Tyler Ochoa, a Santa Clara Law professor, said Oakland’s proximity-based rebranding is because “Americans are sort of famously geographically illiterate” and don’t realize OAK is closer to downtown San Francisco than SFO.

In 2019, Oakland commissioned a commercial entitled ‘Inferiority Complex’ featuring actors as San Francisco residents frustrated over Oakland airport’s convenience. The ad was cited in San Francisco’s injunction motion as part of “Oakland’s fixation on and negativity toward SFO.”

Hurdles for San Francisco

The city faces at least a pair of obstacles.

San Francisco waited months to file a motion for a preliminary injunction in September, after filing the lawsuit in April.

“The whole point of a preliminary injunction is that you’re suffering irreparable harm that can’t wait until the lawsuit is finished,” Ochoa said.

There’s also an existing Oakland trademark covering “the best way to San Francisco Bay.” San Francisco didn’t complain about that mark, said Bernstein.

The cities may ultimately follow the example set by a dispute between Memphis International Airport and Memphis-Millington Airport in 2017 when the latter agreed to change its name to Millington-Memphis Airport, said Britt Anderson, a partner at Perkins Coie LLP.

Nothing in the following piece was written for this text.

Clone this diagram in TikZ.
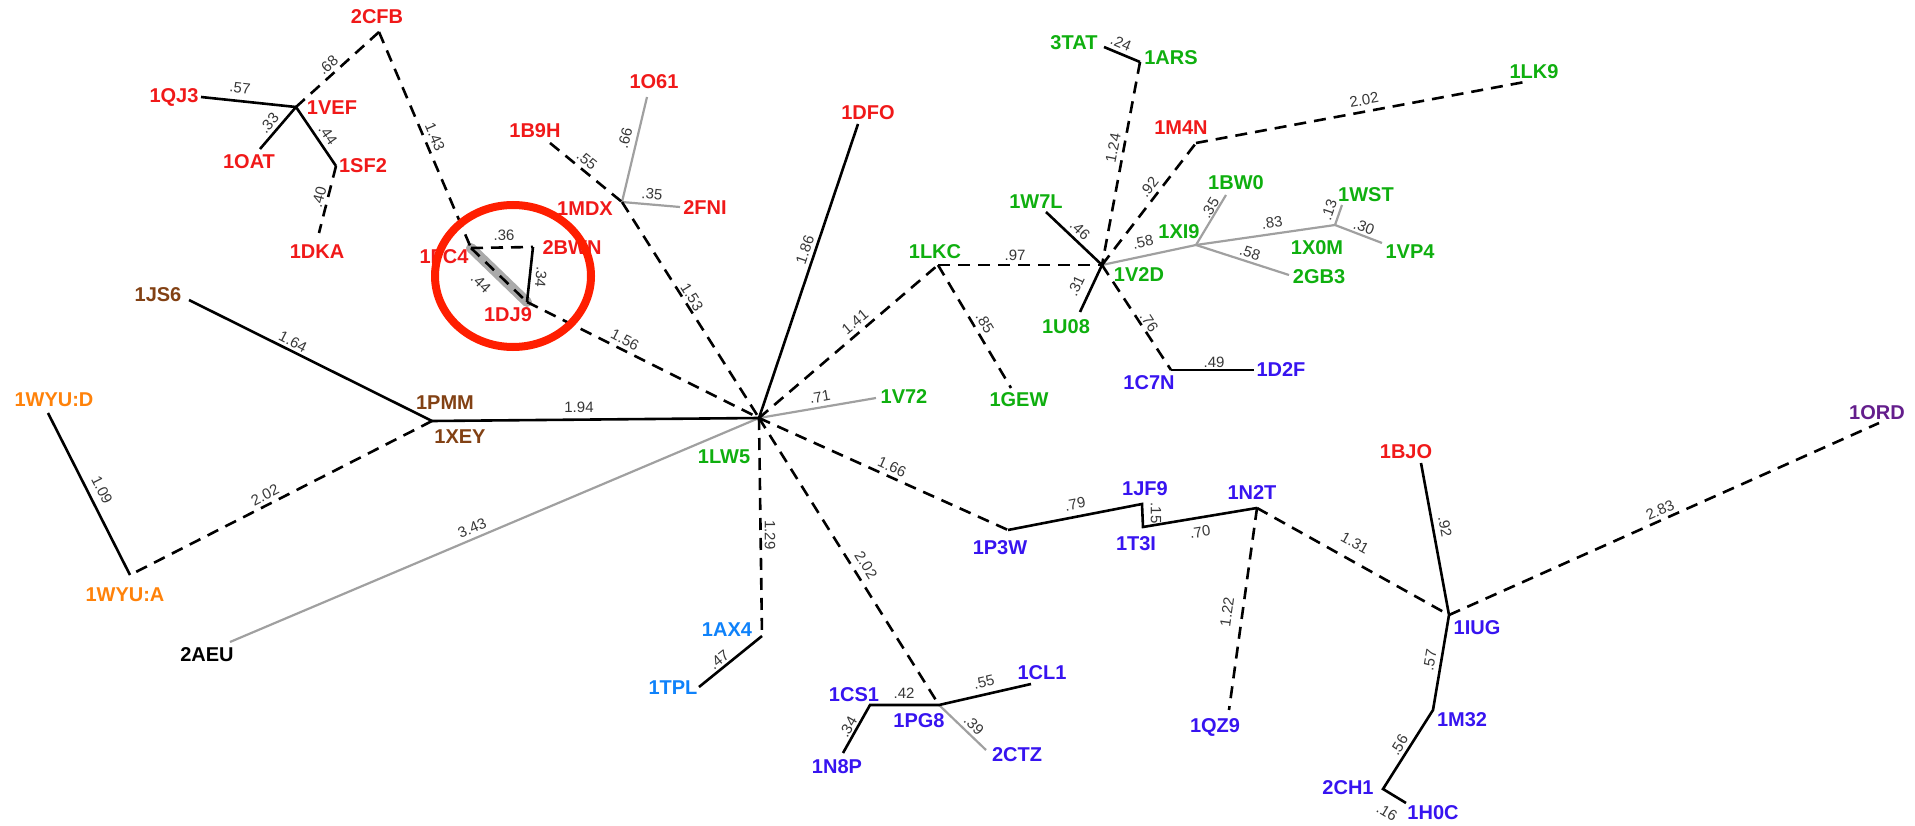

Impending holiday traffic could increase the pressure for a resolution and swing the judge in San Francisco’s favor, said Kilpatrick Townsend & Stockton LLP partner Anthony Malutta.

If the court doesn’t make a decision before the holidays, Franco said, “San Francisco is likely to have compelling additional evidence of actual confusion come January.”

The case is City & Cnty. of San Francisco v. City of Oakland, N.D. Cal., No. 24-cv-02311, preliminary injunction hearing 11/7/24.